▶ WORK TO DO: List each line in which the string "with" appears.

▶ RAW RECORDS:

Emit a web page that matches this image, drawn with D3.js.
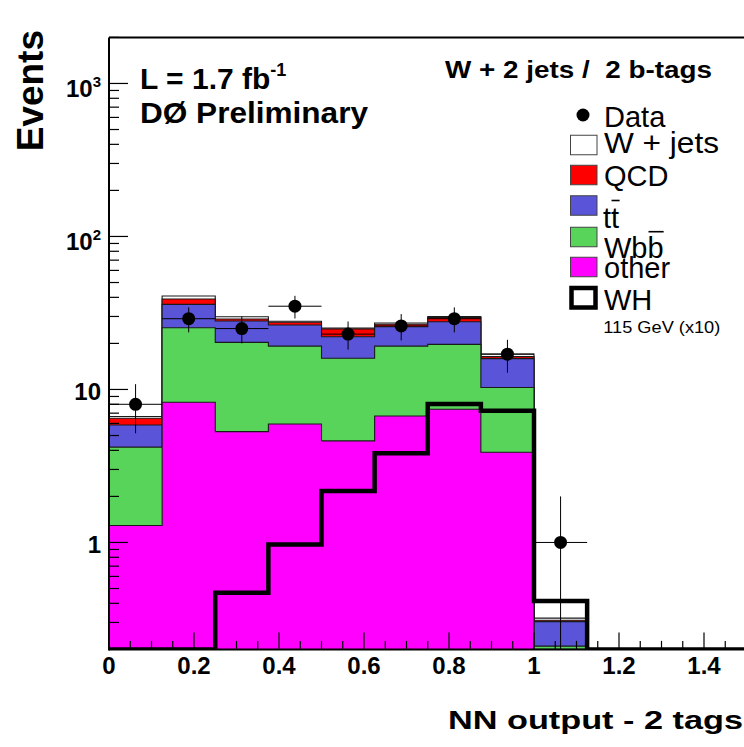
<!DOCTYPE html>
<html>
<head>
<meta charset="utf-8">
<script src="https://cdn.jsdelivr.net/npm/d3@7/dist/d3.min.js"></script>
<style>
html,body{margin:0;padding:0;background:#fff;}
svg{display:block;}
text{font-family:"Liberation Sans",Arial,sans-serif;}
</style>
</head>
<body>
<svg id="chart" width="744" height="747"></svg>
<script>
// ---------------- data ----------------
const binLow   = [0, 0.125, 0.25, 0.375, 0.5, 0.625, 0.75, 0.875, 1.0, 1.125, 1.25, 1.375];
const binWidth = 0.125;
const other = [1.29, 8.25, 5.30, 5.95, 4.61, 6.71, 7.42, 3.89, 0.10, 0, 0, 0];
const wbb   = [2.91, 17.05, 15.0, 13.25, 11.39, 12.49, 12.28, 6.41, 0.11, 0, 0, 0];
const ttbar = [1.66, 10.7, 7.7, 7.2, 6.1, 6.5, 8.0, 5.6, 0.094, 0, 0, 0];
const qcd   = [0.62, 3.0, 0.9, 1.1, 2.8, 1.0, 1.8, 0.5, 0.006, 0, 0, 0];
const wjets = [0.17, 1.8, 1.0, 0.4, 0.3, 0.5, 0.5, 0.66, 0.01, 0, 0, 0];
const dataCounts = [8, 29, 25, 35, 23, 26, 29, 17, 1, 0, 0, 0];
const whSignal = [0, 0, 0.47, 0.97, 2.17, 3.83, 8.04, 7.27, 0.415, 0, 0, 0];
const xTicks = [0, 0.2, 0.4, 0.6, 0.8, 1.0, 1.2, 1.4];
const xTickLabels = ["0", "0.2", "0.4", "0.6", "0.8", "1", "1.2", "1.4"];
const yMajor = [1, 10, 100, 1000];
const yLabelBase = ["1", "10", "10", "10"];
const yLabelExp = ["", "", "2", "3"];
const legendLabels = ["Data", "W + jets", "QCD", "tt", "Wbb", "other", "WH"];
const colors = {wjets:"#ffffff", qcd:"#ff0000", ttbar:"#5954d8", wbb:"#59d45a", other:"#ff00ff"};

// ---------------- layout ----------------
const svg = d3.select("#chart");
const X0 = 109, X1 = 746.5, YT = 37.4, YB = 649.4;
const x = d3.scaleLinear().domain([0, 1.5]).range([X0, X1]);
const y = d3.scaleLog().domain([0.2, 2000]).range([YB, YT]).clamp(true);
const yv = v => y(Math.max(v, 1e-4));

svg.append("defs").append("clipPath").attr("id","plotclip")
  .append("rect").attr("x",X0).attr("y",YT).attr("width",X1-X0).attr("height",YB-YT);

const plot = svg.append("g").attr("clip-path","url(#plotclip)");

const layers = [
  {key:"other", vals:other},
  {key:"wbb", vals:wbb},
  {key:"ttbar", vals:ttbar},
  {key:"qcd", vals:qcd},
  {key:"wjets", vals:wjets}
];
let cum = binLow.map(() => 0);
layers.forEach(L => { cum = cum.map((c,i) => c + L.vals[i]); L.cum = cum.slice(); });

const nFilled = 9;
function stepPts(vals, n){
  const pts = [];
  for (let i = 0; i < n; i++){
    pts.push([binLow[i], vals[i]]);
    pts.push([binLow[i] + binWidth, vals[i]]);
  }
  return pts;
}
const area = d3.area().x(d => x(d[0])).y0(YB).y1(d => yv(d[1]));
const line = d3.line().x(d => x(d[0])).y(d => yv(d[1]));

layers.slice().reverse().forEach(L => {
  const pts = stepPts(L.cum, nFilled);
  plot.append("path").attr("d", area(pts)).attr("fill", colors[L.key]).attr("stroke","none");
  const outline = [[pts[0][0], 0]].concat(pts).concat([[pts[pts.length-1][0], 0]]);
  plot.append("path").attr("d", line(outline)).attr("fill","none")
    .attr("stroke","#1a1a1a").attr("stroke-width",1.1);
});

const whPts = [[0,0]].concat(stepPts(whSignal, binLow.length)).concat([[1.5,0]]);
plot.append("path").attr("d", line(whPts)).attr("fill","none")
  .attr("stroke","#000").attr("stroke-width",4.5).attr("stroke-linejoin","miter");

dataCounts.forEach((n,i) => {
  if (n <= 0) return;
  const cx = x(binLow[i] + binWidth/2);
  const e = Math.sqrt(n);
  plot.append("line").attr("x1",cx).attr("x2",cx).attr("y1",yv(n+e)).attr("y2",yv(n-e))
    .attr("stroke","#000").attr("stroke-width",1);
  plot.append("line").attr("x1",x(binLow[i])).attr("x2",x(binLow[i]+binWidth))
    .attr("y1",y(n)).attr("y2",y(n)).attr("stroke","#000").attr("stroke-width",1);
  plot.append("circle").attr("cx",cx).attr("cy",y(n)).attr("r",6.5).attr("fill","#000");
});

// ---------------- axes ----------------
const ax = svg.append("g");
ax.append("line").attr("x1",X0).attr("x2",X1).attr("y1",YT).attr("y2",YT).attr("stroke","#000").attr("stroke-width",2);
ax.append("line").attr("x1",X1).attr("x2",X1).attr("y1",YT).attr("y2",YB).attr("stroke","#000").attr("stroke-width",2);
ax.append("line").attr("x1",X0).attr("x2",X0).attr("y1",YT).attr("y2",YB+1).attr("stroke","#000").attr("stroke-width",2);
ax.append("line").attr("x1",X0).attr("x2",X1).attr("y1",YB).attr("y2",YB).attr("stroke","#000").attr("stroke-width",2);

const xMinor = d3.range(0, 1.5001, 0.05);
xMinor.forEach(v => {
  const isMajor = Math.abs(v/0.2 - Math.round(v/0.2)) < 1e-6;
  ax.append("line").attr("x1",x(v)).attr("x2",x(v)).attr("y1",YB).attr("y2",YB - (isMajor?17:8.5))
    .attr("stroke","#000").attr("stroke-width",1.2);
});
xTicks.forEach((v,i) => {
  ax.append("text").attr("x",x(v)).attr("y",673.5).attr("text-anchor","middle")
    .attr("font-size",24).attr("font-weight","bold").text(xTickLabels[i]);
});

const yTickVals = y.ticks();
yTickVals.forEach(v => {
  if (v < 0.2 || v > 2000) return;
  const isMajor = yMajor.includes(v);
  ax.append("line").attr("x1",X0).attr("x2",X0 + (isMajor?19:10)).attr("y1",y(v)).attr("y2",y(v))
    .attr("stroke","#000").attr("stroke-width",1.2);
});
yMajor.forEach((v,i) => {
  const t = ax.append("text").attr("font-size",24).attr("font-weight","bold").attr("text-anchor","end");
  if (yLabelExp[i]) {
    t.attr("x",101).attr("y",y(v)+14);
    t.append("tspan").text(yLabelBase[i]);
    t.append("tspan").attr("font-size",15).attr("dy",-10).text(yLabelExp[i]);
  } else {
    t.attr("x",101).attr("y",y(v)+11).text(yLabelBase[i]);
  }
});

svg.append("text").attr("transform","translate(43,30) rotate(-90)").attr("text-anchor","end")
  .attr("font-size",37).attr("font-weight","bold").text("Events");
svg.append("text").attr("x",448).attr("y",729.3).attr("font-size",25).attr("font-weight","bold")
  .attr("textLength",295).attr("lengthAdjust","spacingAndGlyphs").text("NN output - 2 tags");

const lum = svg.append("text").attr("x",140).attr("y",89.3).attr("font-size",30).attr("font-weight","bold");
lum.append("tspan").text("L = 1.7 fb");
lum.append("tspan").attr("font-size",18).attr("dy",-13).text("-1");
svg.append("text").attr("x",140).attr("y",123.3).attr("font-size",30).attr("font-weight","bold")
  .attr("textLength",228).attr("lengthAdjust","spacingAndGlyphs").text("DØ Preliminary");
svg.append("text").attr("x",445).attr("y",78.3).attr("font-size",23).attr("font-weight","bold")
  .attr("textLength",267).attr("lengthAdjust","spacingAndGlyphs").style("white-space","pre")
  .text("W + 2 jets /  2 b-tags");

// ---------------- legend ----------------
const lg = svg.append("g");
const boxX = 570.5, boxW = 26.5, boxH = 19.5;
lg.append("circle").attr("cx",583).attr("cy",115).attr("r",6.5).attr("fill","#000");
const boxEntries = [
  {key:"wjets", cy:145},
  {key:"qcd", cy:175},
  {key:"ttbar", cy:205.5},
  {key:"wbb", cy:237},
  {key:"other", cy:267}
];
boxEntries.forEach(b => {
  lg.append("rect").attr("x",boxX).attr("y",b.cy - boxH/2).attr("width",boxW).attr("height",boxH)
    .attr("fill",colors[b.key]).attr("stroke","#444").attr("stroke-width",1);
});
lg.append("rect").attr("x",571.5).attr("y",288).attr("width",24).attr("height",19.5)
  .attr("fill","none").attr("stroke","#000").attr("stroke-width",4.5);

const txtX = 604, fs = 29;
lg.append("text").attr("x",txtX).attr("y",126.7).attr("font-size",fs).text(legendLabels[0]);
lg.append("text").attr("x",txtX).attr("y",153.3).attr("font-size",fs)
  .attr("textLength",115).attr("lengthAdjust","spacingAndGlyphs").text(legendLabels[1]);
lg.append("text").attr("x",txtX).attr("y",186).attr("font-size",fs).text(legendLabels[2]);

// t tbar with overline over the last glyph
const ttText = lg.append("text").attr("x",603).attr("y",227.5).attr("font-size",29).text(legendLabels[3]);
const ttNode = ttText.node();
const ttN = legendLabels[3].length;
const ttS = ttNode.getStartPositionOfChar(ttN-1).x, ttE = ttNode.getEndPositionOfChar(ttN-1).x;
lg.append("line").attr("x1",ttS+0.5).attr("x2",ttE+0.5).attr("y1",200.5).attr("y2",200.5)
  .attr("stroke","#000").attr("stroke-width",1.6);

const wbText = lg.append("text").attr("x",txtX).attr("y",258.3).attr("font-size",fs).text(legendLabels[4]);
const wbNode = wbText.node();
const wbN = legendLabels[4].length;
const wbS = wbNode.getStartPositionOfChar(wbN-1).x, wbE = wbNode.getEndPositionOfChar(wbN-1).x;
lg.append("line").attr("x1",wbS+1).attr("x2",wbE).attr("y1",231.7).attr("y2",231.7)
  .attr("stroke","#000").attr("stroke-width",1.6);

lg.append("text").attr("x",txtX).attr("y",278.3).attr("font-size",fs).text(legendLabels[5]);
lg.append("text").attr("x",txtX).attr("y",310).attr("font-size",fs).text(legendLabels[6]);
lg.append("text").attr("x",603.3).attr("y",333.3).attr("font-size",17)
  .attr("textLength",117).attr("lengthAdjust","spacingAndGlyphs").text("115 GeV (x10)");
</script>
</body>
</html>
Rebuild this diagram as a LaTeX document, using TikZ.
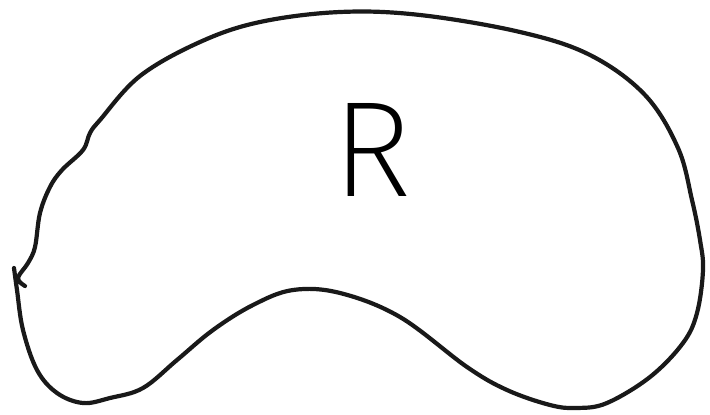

▶ THE ANSWER:
Emit a web page that matches this image, drawn with D3.js.
// t tbar with overline over the last glyph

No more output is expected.